The Gothic has long thrived on the tension between mind and environment, but contemporary writers are increasingly anchoring that tension in recognizable American terrains. Kaschock’s essay spotlights South‑Central Pennsylvania—a patchwork of rolling hills, glacial boulders, and Civil War relics—as a micro‑cosm where collective memory and physical scar tissue intersect. By mapping classic Gothic elements onto the region’s farms, creeks, and mist‑laden dawns, she illustrates how geography can amplify psychological dread. This localized approach mirrors a broader literary shift toward regional horror, where authenticity of place deepens audience immersion.

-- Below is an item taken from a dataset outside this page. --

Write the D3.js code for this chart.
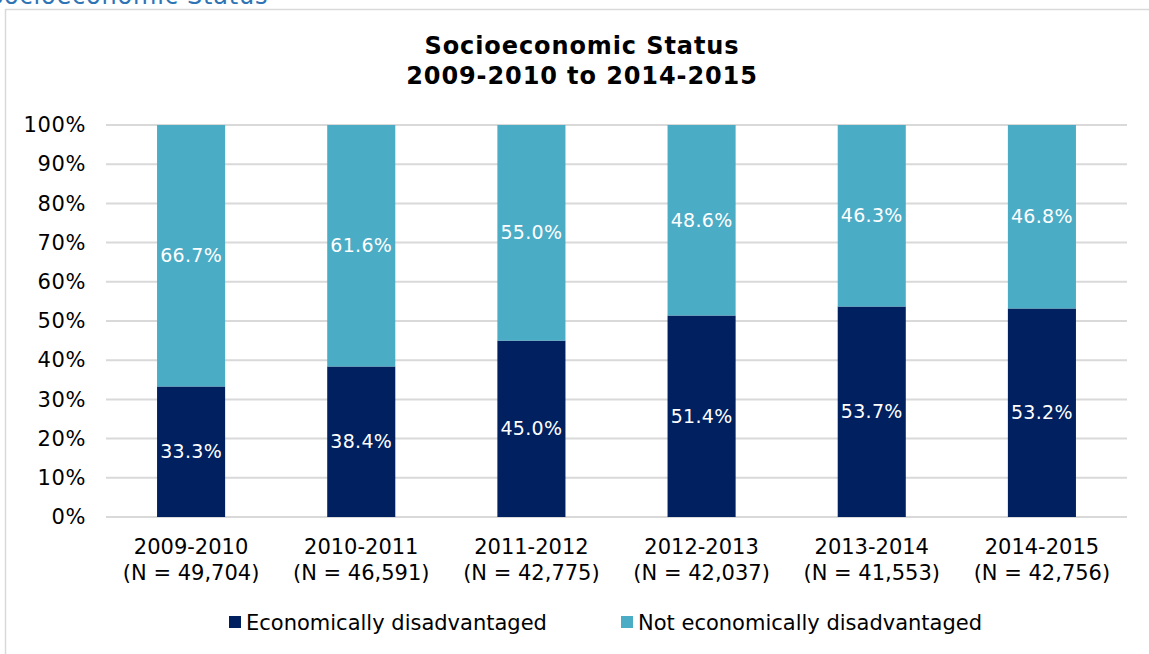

Kaschock distills three core motifs for her Pennsylvania Gothic: radical skepticism of Enlightenment rationality, the persistence of decay, and the emergence of a monstrous ecological entity. In “An Impossibility of Crows,” a chemist‑turned‑mother breeds a crow the size of a horse, embodying both environmental terror and familial trauma. The novel weaves letters, quilts, and journal entries to let the dead speak through everyday objects, echoing the genre’s tradition of haunted domesticity. By embedding these themes in local histories—indigenous displacement, Civil War violence, and post‑industrial neglect—the story transforms abstract horror into a tangible cultural critique.
The commercial and critical potential of a Pennsylvania‑specific Gothic is significant. Publishers are hungry for fresh horror voices that combine literary depth with marketable scares, and Kaschock’s model offers a template for authors to mine regional folklore and landscape. Moreover, the emphasis on ecological monsters aligns with growing reader concern for climate‑driven narratives, positioning the sub‑genre at the intersection of literary prestige and genre popularity. As American horror continues to diversify, a geographically grounded Gothic could shape future storytelling, encouraging creators to explore other overlooked locales for their own brand of dread.